● **MATERIAL**:
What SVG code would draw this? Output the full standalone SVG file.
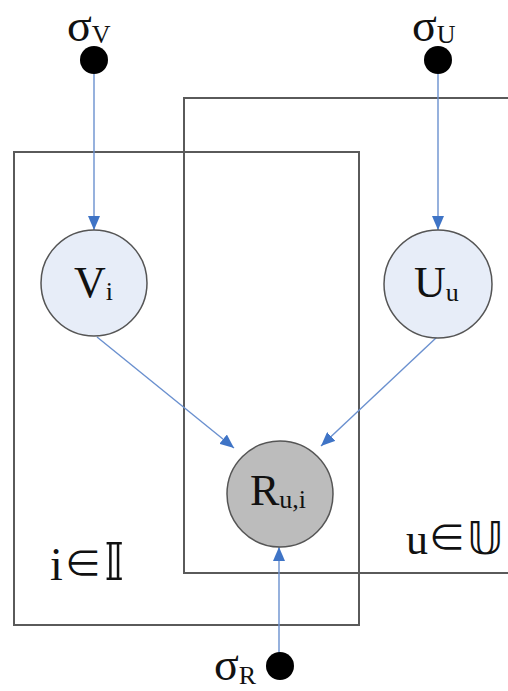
<svg xmlns="http://www.w3.org/2000/svg" width="508" height="691" viewBox="0 0 508 691">
<style>
.plate{fill:none;stroke:#5a5a5a;stroke-width:2}
.dot{fill:#000}
.lat{fill:#e7edf8;stroke:#555;stroke-width:1.5}
.obs{fill:#bcbcbc;stroke:#555;stroke-width:1.5}
.edge{stroke:#6a90cf;stroke-width:1.4;fill:none}
.t{font-family:"Liberation Serif","DejaVu Serif",serif;fill:#111}
.big{font-size:44px}
.sig{font-size:46px}
.sub{font-size:26px}
.el{font-family:"Noto Sans CJK JP","DejaVu Serif",serif;font-size:38px}
.ds{font-family:"DejaVu Sans","DejaVu Serif",sans-serif;font-weight:normal}
</style>
<defs>
<marker id="a" viewBox="0 0 14 12" refX="14" refY="6" markerWidth="14" markerHeight="12" markerUnits="userSpaceOnUse" orient="auto">
<path d="M0,0 L14,6 L0,12 z" fill="#3f74c6"/>
</marker>
</defs>
<g id="plate-I"><rect class="plate" x="14" y="152" width="345" height="473"/><text class="t" y="580"><tspan x="50" font-size="46">i</tspan><tspan class="el" x="64" dy="-3">∈</tspan><tspan class="ds" x="104" dy="3" font-size="52">𝕀</tspan></text></g>
<g id="plate-U"><rect class="plate" x="184" y="98" width="340" height="475"/><text class="t" y="554"><tspan x="406" font-size="44">u</tspan><tspan class="el" x="428" dy="-3">∈</tspan><tspan class="ds" x="467" dy="3" font-size="44">𝕌</tspan></text></g>
<g id="connectors">
<line class="edge" x1="94" y1="74" x2="94" y2="230" marker-end="url(#a)"/>
<line class="edge" x1="438" y1="74" x2="438" y2="230" marker-end="url(#a)"/>
<line class="edge" x1="97" y1="337" x2="234" y2="448" marker-end="url(#a)"/>
<line class="edge" x1="437" y1="337" x2="321" y2="446" marker-end="url(#a)"/>
<line class="edge" x1="279" y1="653" x2="279" y2="547" marker-end="url(#a)"/>
</g>
<g id="sigmaV"><circle class="dot" cx="94" cy="60" r="14"/><text class="t" x="67" y="41"><tspan class="sig">σ</tspan><tspan class="sub" dy="2">V</tspan></text></g>
<g id="sigmaU"><circle class="dot" cx="438" cy="60" r="14"/><text class="t" x="412" y="41"><tspan class="sig">σ</tspan><tspan class="sub" dy="2">U</tspan></text></g>
<g id="sigmaR"><circle class="dot" cx="280" cy="666" r="14"/><text class="t" x="214" y="680"><tspan class="sig">σ</tspan><tspan class="sub" dy="4">R</tspan></text></g>
<g id="V"><circle class="lat" cx="94" cy="283" r="53"/><text class="t" x="74" y="297"><tspan class="big">V</tspan><tspan class="sub" dy="3">i</tspan></text></g>
<g id="U"><circle class="lat" cx="438" cy="284" r="54"/><text class="t" x="414" y="297"><tspan class="big">U</tspan><tspan class="sub" dy="4">u</tspan></text></g>
<g id="R"><circle class="obs" cx="280" cy="494" r="53"/><text class="t" x="250" y="505"><tspan class="big">R</tspan><tspan class="sub" dy="3">u,i</tspan></text></g>
</svg>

● **TASK DESCRIPTION**: Omit the pictures and output all of the other material exactly.

● **SOLUTION FOR THIS PROBLEM**:
What SVG code would draw this? Output the full standalone SVG file.
<svg xmlns="http://www.w3.org/2000/svg" width="508" height="691" viewBox="0 0 508 691">
<style>
.plate{fill:none;stroke:#5a5a5a;stroke-width:2}
.dot{fill:#000}
.lat{fill:#e7edf8;stroke:#555;stroke-width:1.5}
.obs{fill:#bcbcbc;stroke:#555;stroke-width:1.5}
.edge{stroke:#6a90cf;stroke-width:1.4;fill:none}
.t{font-family:"Liberation Serif","DejaVu Serif",serif;fill:#111}
.big{font-size:44px}
.sig{font-size:46px}
.sub{font-size:26px}
.el{font-family:"Noto Sans CJK JP","DejaVu Serif",serif;font-size:38px}
.ds{font-family:"DejaVu Sans","DejaVu Serif",sans-serif;font-weight:normal}
</style>
<defs>
<marker id="a" viewBox="0 0 14 12" refX="14" refY="6" markerWidth="14" markerHeight="12" markerUnits="userSpaceOnUse" orient="auto">
<path d="M0,0 L14,6 L0,12 z" fill="#3f74c6"/>
</marker>
</defs>
<g id="plate-I"><rect class="plate" x="14" y="152" width="345" height="473"/><text class="t" y="580"><tspan x="50" font-size="46">i</tspan><tspan class="el" x="64" dy="-3">∈</tspan><tspan class="ds" x="104" dy="3" font-size="52">𝕀</tspan></text></g>
<g id="plate-U"><rect class="plate" x="184" y="98" width="340" height="475"/><text class="t" y="554"><tspan x="406" font-size="44">u</tspan><tspan class="el" x="428" dy="-3">∈</tspan><tspan class="ds" x="467" dy="3" font-size="44">𝕌</tspan></text></g>
<g id="connectors">
<line class="edge" x1="94" y1="74" x2="94" y2="230" marker-end="url(#a)"/>
<line class="edge" x1="438" y1="74" x2="438" y2="230" marker-end="url(#a)"/>
<line class="edge" x1="97" y1="337" x2="234" y2="448" marker-end="url(#a)"/>
<line class="edge" x1="437" y1="337" x2="321" y2="446" marker-end="url(#a)"/>
<line class="edge" x1="279" y1="653" x2="279" y2="547" marker-end="url(#a)"/>
</g>
<g id="sigmaV"><circle class="dot" cx="94" cy="60" r="14"/><text class="t" x="67" y="41"><tspan class="sig">σ</tspan><tspan class="sub" dy="2">V</tspan></text></g>
<g id="sigmaU"><circle class="dot" cx="438" cy="60" r="14"/><text class="t" x="412" y="41"><tspan class="sig">σ</tspan><tspan class="sub" dy="2">U</tspan></text></g>
<g id="sigmaR"><circle class="dot" cx="280" cy="666" r="14"/><text class="t" x="214" y="680"><tspan class="sig">σ</tspan><tspan class="sub" dy="4">R</tspan></text></g>
<g id="V"><circle class="lat" cx="94" cy="283" r="53"/><text class="t" x="74" y="297"><tspan class="big">V</tspan><tspan class="sub" dy="3">i</tspan></text></g>
<g id="U"><circle class="lat" cx="438" cy="284" r="54"/><text class="t" x="414" y="297"><tspan class="big">U</tspan><tspan class="sub" dy="4">u</tspan></text></g>
<g id="R"><circle class="obs" cx="280" cy="494" r="53"/><text class="t" x="250" y="505"><tspan class="big">R</tspan><tspan class="sub" dy="3">u,i</tspan></text></g>
</svg>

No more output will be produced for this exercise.